## The task
Every line of the listing must be reproduced as it stands. Leave the images behind.

## Supplied material
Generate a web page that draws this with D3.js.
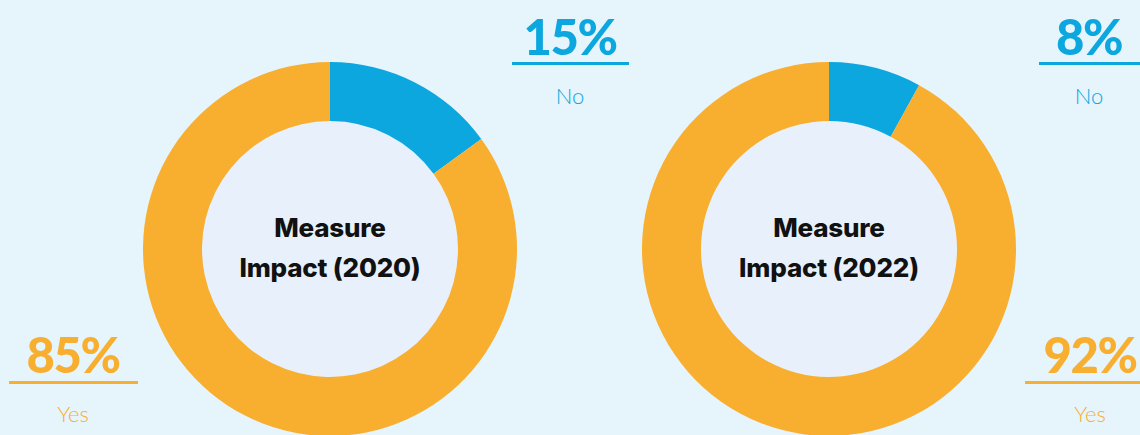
<!DOCTYPE html>
<html><head><meta charset="utf-8">
<script src="https://cdn.jsdelivr.net/npm/d3@7"></script>
<style>
html,body{margin:0;padding:0;background:#e6f4fb;}
svg{display:block;}
</style></head>
<body>
<svg id="chart" width="1140" height="435"></svg>
<script>
const categories = ["No", "Yes"];
const titles = ["Measure Impact (2020)", "Measure Impact (2022)"];
const values2020 = [15, 85];
const values2022 = [8, 92];
const valueLabels2020 = ["15%", "85%"];
const valueLabels2022 = ["8%", "92%"];
const colors = ["#0ca7df", "#f8ae2f"];

const svg = d3.select("#chart");
const W = 1140, H = 435;
svg.append("rect").attr("width", W).attr("height", H).attr("fill", "#e6f4fb");

const color = d3.scaleOrdinal().domain(categories).range(colors);
const pie = d3.pie().sort(null).value(d => d.v);
const outerR = 187, innerR = 128;
const arc = d3.arc().innerRadius(innerR).outerRadius(outerR);

const charts = [
  {cx: 330, cy: 249, values: values2020, labels: valueLabels2020, title: ["Measure", "Impact (2020)"],
   no: {x: 570, lx1: 512, lx2: 629}, yes: {x: 73, lx1: 9, lx2: 138}},
  {cx: 829, cy: 249, values: values2022, labels: valueLabels2022, title: ["Measure", "Impact (2022)"],
   no: {x: 1089, lx1: 1039, lx2: 1140}, yes: {x: 1090, lx1: 1025, lx2: 1140}}
];

charts.forEach(c => {
  const g = svg.append("g").attr("transform", `translate(${c.cx},${c.cy})`);
  g.append("circle").attr("r", innerR).attr("fill", "#e8f1fb");
  const data = categories.map((k, i) => ({k, v: c.values[i]}));
  g.selectAll("path").data(pie(data)).join("path")
    .attr("d", arc).attr("fill", d => color(d.data.k));
  g.selectAll("text.t").data(c.title).join("text")
    .attr("class", "t")
    .attr("x", 0).attr("y", (d, i) => i === 0 ? -12 : 28)
    .attr("text-anchor", "middle")
    .style("font-family", "Inter, sans-serif").style("font-weight", 800)
    .style("font-size", "26px").style("letter-spacing", "-0.2px").attr("fill", "#111")
    .text(d => d);

  const noG = svg.append("g");
  noG.append("text").attr("x", c.no.x).attr("y", 55).attr("text-anchor", "middle")
    .style("font-family", "Lato, sans-serif").style("font-weight", 900).style("font-size", "49px")
    .style("letter-spacing", "-1.5px")
    .attr("fill", colors[0]).text(c.labels[0]);
  noG.append("line").attr("x1", c.no.lx1).attr("x2", c.no.lx2).attr("y1", 63.5).attr("y2", 63.5)
    .attr("stroke", colors[0]).attr("stroke-width", 3);
  noG.append("text").attr("x", c.no.x).attr("y", 104).attr("text-anchor", "middle")
    .style("font-family", "Lato, sans-serif").style("font-weight", 300).style("font-size", "22px")
    .attr("fill", colors[0]).text(categories[0]);

  const yesG = svg.append("g");
  yesG.append("text").attr("x", c.yes.x).attr("y", 373).attr("text-anchor", "middle")
    .style("font-family", "Lato, sans-serif").style("font-weight", 900).style("font-size", "49px")
    .style("letter-spacing", "-1.5px")
    .attr("fill", colors[1]).text(c.labels[1]);
  yesG.append("line").attr("x1", c.yes.lx1).attr("x2", c.yes.lx2).attr("y1", 382.5).attr("y2", 382.5)
    .attr("stroke", colors[1]).attr("stroke-width", 3);
  yesG.append("text").attr("x", c.yes.x).attr("y", 422).attr("text-anchor", "middle")
    .style("font-family", "Lato, sans-serif").style("font-weight", 300).style("font-size", "22px")
    .attr("fill", colors[1]).text(categories[1]);
});
</script>
</body></html>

## Full response
Generate a web page that draws this with D3.js.
<!DOCTYPE html>
<html><head><meta charset="utf-8">
<script src="https://cdn.jsdelivr.net/npm/d3@7"></script>
<style>
html,body{margin:0;padding:0;background:#e6f4fb;}
svg{display:block;}
</style></head>
<body>
<svg id="chart" width="1140" height="435"></svg>
<script>
const categories = ["No", "Yes"];
const titles = ["Measure Impact (2020)", "Measure Impact (2022)"];
const values2020 = [15, 85];
const values2022 = [8, 92];
const valueLabels2020 = ["15%", "85%"];
const valueLabels2022 = ["8%", "92%"];
const colors = ["#0ca7df", "#f8ae2f"];

const svg = d3.select("#chart");
const W = 1140, H = 435;
svg.append("rect").attr("width", W).attr("height", H).attr("fill", "#e6f4fb");

const color = d3.scaleOrdinal().domain(categories).range(colors);
const pie = d3.pie().sort(null).value(d => d.v);
const outerR = 187, innerR = 128;
const arc = d3.arc().innerRadius(innerR).outerRadius(outerR);

const charts = [
  {cx: 330, cy: 249, values: values2020, labels: valueLabels2020, title: ["Measure", "Impact (2020)"],
   no: {x: 570, lx1: 512, lx2: 629}, yes: {x: 73, lx1: 9, lx2: 138}},
  {cx: 829, cy: 249, values: values2022, labels: valueLabels2022, title: ["Measure", "Impact (2022)"],
   no: {x: 1089, lx1: 1039, lx2: 1140}, yes: {x: 1090, lx1: 1025, lx2: 1140}}
];

charts.forEach(c => {
  const g = svg.append("g").attr("transform", `translate(${c.cx},${c.cy})`);
  g.append("circle").attr("r", innerR).attr("fill", "#e8f1fb");
  const data = categories.map((k, i) => ({k, v: c.values[i]}));
  g.selectAll("path").data(pie(data)).join("path")
    .attr("d", arc).attr("fill", d => color(d.data.k));
  g.selectAll("text.t").data(c.title).join("text")
    .attr("class", "t")
    .attr("x", 0).attr("y", (d, i) => i === 0 ? -12 : 28)
    .attr("text-anchor", "middle")
    .style("font-family", "Inter, sans-serif").style("font-weight", 800)
    .style("font-size", "26px").style("letter-spacing", "-0.2px").attr("fill", "#111")
    .text(d => d);

  const noG = svg.append("g");
  noG.append("text").attr("x", c.no.x).attr("y", 55).attr("text-anchor", "middle")
    .style("font-family", "Lato, sans-serif").style("font-weight", 900).style("font-size", "49px")
    .style("letter-spacing", "-1.5px")
    .attr("fill", colors[0]).text(c.labels[0]);
  noG.append("line").attr("x1", c.no.lx1).attr("x2", c.no.lx2).attr("y1", 63.5).attr("y2", 63.5)
    .attr("stroke", colors[0]).attr("stroke-width", 3);
  noG.append("text").attr("x", c.no.x).attr("y", 104).attr("text-anchor", "middle")
    .style("font-family", "Lato, sans-serif").style("font-weight", 300).style("font-size", "22px")
    .attr("fill", colors[0]).text(categories[0]);

  const yesG = svg.append("g");
  yesG.append("text").attr("x", c.yes.x).attr("y", 373).attr("text-anchor", "middle")
    .style("font-family", "Lato, sans-serif").style("font-weight", 900).style("font-size", "49px")
    .style("letter-spacing", "-1.5px")
    .attr("fill", colors[1]).text(c.labels[1]);
  yesG.append("line").attr("x1", c.yes.lx1).attr("x2", c.yes.lx2).attr("y1", 382.5).attr("y2", 382.5)
    .attr("stroke", colors[1]).attr("stroke-width", 3);
  yesG.append("text").attr("x", c.yes.x).attr("y", 422).attr("text-anchor", "middle")
    .style("font-family", "Lato, sans-serif").style("font-weight", 300).style("font-size", "22px")
    .attr("fill", colors[1]).text(categories[1]);
});
</script>
</body></html>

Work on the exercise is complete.